Manipulation, Tony Craig, 2008


Tony Craig

Manipulation, 2008
Bronze
A black mass, like an upturned hand, it has all sorts of whimsical appendages serving as its fingers. And every inch of this creature is covered in letters, numbers, symbols, and designs, that rise up out of it’s black, almost moist looking surface. From where I sit I can see English, Greek, and possibly Arabic. And resemblances of a flipper, claw, leg, tentacle, and more wrap around one another as if they were protecting something that lay in it’s center.
It seems as if it’s supposed to be some sort of multicultural, multilingual, multi-everything monster– what would happen if every creature, language, and idea were forced into one, self-destructive being.

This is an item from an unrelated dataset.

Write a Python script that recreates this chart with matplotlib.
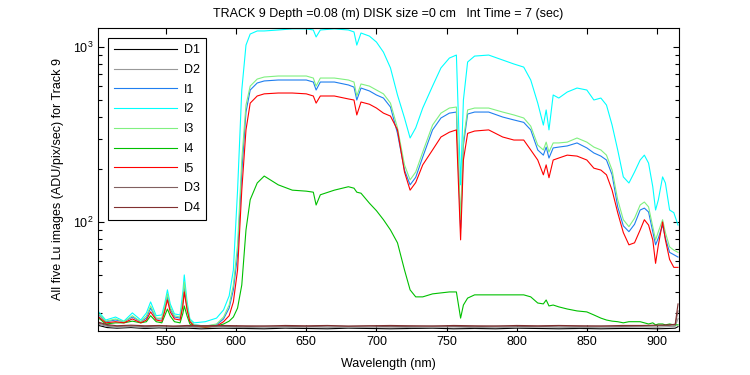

L’amour embrassant L’Amitié, Pigalle


Jean Baptiste Pigalle
L’amour embrassant L’Amitié
(according to GoogleTranslate: “Love kissing Friendship”)

Covered in a layer of age, a young mother embraces her angel child with a soft, careful expression on her face. Her loose dress spills around her and her delicate life-like hands hold the winged baby who stands to her left- up on a log so he can get even closer to her. She’s sitting on the remains of a tree and a wreath of flowers, logs, and rocks rest at their feet. The baby wears nothing but his wings, his right arm wrapped around his mother’s shoulder, looking up at her with a face filled with love as she stares back at him– the pair forever locked in a staring contest that reveals every dynamic of their relationship instantly.

Man standing, Ming Dynasty

Ming Dynasty, 16th century AD. British Museum.

He obviously takes himself a bit too seriously. Standingabout four feet high and made of colored and polished stone is the figure of an Asian higher-up from the 16th century, most likely a religious figure. With greenish turquoise skin and a combed through beard that melts into his chest, his expression says something like, “Really? You’re going to wear that?”– both critical and repulsed. In his left arm he hugs a bundle of scrolls close to his body and his right hand is positioned in front of him delicately. His middle finger is missing, not that he would ever need it. His floor length deep purple robe is belted with the same color as both his beard and the wrap bundled over his scrolls– a light muddy color that might be found on the side of the road after it rains. A white color protrudes around his neck and the same color white sleeve comes out with his right hand from his long draping robe. The sleeves of his robe hang past where his knees would be, almost to the ground. And his widened, critical eyes are black and stare straight at you if you stand in the just the right place, nostrils flared. Tassels hang from the top three scrolls in the bundle and his left foot peaks out beneath his robe. But his cap is most important, a darker purple than his robe, and with a mini headboard at the back of it. Like one you might find in a tacky hotel suite with a queen-sized bed.